The Black Heart Procession: The Spell

The Black Heart Procession
The Spell
Touch and Go
2006-05-09

Three Mile Pilot disbanded — or rather, went on hiatus — at a peak few bands ever reach. While The Chief Assassin to the Sinister is a bona fide classic (complete with a Wilco-worthy major label subplot), their follow-up, and what would be their final disc, Another Desert, Another Sea is arguably even better. Whatever the reasons for the band’s break, the ensuing nine years have found Pall Jenkins and Tobias Nathaniel astonishingly busy with their “side-project”, the Black Heart Procession. Toning down the rock and upping the atmosphere, over the course of four albums the band has navigated the darkest corners of love and death, rarely ever stopping to come up for air.

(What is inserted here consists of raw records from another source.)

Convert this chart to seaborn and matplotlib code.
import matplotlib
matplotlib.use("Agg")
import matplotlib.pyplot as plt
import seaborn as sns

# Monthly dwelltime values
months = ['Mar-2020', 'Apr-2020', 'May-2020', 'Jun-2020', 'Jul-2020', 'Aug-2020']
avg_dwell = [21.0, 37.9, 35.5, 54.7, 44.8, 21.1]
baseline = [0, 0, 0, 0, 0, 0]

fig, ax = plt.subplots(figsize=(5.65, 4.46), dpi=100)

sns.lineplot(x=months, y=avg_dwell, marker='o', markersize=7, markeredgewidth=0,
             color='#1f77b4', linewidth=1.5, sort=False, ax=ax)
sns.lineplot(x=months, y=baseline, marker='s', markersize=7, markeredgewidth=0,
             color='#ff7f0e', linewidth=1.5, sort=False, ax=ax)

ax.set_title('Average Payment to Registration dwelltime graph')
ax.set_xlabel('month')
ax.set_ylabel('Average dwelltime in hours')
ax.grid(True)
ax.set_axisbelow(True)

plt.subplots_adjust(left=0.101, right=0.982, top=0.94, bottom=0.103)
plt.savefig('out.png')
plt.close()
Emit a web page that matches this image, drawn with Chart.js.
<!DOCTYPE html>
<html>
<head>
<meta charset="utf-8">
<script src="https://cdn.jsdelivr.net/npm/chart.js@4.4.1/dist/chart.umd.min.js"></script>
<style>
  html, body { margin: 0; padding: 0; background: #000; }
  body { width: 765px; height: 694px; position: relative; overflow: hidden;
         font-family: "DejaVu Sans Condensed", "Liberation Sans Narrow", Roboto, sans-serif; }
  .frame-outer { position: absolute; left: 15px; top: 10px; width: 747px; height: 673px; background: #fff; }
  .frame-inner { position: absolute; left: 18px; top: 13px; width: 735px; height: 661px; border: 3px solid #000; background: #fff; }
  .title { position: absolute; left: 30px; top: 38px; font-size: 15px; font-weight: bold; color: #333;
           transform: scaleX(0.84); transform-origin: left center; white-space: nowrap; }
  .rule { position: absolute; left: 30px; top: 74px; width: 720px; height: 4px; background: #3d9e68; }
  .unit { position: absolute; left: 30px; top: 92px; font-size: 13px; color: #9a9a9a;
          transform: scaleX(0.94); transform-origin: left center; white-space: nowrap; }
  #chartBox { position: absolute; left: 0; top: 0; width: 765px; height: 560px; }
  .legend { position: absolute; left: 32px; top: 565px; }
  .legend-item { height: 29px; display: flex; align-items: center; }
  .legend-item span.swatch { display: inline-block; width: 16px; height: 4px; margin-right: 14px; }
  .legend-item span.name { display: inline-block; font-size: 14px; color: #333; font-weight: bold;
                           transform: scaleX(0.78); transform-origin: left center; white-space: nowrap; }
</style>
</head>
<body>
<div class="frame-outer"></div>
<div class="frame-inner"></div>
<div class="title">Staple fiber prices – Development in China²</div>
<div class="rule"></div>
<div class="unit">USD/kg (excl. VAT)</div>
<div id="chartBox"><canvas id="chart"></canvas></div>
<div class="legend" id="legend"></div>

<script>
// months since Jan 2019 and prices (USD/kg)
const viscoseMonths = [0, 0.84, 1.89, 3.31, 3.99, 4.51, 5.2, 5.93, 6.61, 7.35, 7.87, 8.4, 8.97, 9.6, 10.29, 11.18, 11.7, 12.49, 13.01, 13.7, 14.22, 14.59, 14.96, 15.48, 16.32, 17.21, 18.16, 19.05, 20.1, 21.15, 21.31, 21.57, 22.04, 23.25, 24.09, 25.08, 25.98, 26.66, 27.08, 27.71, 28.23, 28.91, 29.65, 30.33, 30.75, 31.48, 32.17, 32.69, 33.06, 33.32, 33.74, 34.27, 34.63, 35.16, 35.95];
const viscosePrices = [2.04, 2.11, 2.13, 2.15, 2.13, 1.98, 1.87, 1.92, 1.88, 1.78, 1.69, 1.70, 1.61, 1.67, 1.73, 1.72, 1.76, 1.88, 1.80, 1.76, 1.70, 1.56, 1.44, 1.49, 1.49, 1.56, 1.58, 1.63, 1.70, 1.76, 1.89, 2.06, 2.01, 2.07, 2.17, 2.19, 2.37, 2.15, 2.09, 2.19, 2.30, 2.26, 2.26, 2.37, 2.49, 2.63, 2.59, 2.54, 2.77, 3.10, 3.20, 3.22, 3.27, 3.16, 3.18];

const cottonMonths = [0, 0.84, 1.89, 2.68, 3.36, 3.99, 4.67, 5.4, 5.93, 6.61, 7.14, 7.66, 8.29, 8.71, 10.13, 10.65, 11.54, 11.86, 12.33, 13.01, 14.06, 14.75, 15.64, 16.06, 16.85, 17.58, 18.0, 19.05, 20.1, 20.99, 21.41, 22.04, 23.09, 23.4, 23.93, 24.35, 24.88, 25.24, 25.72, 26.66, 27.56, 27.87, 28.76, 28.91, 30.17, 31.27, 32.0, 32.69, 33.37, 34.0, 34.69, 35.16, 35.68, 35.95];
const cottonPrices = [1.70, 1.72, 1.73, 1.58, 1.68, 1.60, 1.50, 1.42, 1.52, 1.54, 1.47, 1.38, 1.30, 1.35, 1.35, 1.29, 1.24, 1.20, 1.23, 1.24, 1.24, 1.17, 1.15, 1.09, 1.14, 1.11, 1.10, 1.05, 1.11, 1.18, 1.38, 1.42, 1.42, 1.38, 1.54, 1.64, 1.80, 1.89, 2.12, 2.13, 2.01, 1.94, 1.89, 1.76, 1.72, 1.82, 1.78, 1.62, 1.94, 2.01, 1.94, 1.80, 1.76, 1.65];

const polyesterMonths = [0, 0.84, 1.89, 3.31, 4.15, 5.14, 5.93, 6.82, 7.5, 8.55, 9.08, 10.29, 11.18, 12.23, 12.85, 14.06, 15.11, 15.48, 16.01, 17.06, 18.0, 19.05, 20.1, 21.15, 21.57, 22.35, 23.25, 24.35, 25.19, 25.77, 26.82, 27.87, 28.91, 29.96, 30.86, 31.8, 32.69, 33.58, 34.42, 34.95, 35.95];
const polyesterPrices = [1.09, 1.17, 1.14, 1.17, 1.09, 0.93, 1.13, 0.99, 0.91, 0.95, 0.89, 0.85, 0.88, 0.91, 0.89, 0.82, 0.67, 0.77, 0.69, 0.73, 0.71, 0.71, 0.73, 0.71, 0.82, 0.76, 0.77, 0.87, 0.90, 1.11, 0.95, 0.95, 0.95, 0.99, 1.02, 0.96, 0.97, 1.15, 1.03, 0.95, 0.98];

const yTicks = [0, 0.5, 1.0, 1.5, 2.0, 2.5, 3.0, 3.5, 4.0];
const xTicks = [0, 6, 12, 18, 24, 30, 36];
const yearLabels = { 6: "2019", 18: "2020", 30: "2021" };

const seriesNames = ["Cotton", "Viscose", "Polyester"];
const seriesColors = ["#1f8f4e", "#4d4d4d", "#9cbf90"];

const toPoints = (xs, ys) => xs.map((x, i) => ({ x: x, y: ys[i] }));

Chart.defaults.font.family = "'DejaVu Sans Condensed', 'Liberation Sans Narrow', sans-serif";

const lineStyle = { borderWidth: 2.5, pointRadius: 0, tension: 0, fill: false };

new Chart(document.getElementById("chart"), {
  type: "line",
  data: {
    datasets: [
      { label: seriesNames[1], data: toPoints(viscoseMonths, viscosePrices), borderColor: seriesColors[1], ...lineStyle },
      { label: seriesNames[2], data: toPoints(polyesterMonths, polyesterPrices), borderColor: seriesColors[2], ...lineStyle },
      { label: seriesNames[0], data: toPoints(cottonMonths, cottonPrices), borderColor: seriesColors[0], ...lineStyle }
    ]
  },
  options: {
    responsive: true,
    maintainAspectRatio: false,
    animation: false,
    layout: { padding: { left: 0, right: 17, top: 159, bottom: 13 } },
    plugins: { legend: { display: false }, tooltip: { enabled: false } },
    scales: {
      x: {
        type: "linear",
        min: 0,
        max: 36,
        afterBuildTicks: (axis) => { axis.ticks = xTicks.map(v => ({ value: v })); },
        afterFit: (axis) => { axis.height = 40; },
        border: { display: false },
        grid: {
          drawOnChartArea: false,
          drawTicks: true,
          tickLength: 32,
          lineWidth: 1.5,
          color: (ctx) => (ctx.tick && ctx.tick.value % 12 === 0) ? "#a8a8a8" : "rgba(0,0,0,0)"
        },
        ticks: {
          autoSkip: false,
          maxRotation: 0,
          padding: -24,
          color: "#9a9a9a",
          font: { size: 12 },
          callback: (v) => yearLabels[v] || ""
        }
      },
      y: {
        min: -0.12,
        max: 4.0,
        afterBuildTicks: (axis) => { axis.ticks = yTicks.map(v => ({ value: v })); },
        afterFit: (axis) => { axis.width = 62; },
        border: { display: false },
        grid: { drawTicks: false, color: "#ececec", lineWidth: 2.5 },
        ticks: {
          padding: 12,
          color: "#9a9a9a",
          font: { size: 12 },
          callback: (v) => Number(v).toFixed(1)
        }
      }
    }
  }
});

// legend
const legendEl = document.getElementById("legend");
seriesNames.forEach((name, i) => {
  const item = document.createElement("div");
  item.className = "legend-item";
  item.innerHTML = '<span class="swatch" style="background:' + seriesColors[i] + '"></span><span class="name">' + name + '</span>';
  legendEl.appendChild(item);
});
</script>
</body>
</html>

If its first three albums relied on minimalism in execution, style, and name (1, 2, and Three were the so-titled discs), 2002’s Amore Del Tropico was a welcome change to the usual 3 AM piano bar sound the band had perfected. With touches of tropicalia and other Latin music, Amore Del Tropico was a jauntier, livelier affair musically, and lyrically spun the typically wine-soaked heartbroken lyrics into a Lynchian murder mystery. The band even filmed the damn thing, releasing The Tropics of Love on DVD in 2004.

With its newest disc, titled The Spell, I wasn’t sure which version of the Black Heart Procession I was going to get. Amore Del Tropico was an inspired excursion and I was excited to see what the band would bring with four years lapsed between the discs. Frustratingly, it’s the same old Black Heart Procession we’ve known since 1997.

“Tangled” opens the album with a slightly reverbed, ominously considered piano melody that’s typical of we’ve come to know the band for. Palm-muted guitar riffs and haunted organ fill out the sound, all of which is led by Jenkin’s mournful vocals. If I sound dissatisfied, it’s not because I don’t like the band, or that even that this is particularly bad. It’s just disappointment in a band seemingly content to rehash its style. To be sure, there are some minute stylistic changes. The recording, done at its own studio by the band itself, is much more airy than anything it’s done before. Violinist Matt Resovich adds some beautiful texture and even some lead lines on tracks like “The Spell”.

But the disc by and large is dulled by an overwhelming sense of familiarity. Every piano chord, every faux-waltz rhythm, every calculated emotional rise and fall feels routine and tired. If this were the first time I’d ever heard the Black Heart Procession, I would surely be thrilled, but with three full discs and what appears to be a one-off disc of sunnier fueled ambition, there is not much reason to get excited by The Spell. Perhaps caught up in its own standard style, the band even manages to repeat the lead guitar line from “GPS” three songs later, during the close of “The Fix”. Even the slightly countrified closer “To Bring You Back” is marred lyrically by a poor approximation of the poetic longing better captured on past efforts.

To say that the Black Heart Procession has taken a step backward would be inaccurate, as the real problem with The Spell is that the band stays exactly where it is. What was once a unique offshoot from a truly unique band has stumbled into creative rut. For a band that is now nearly a decade into its career, to release an album that retreads their superior earlier material with far less passion and conviction is about as depressing as the music is.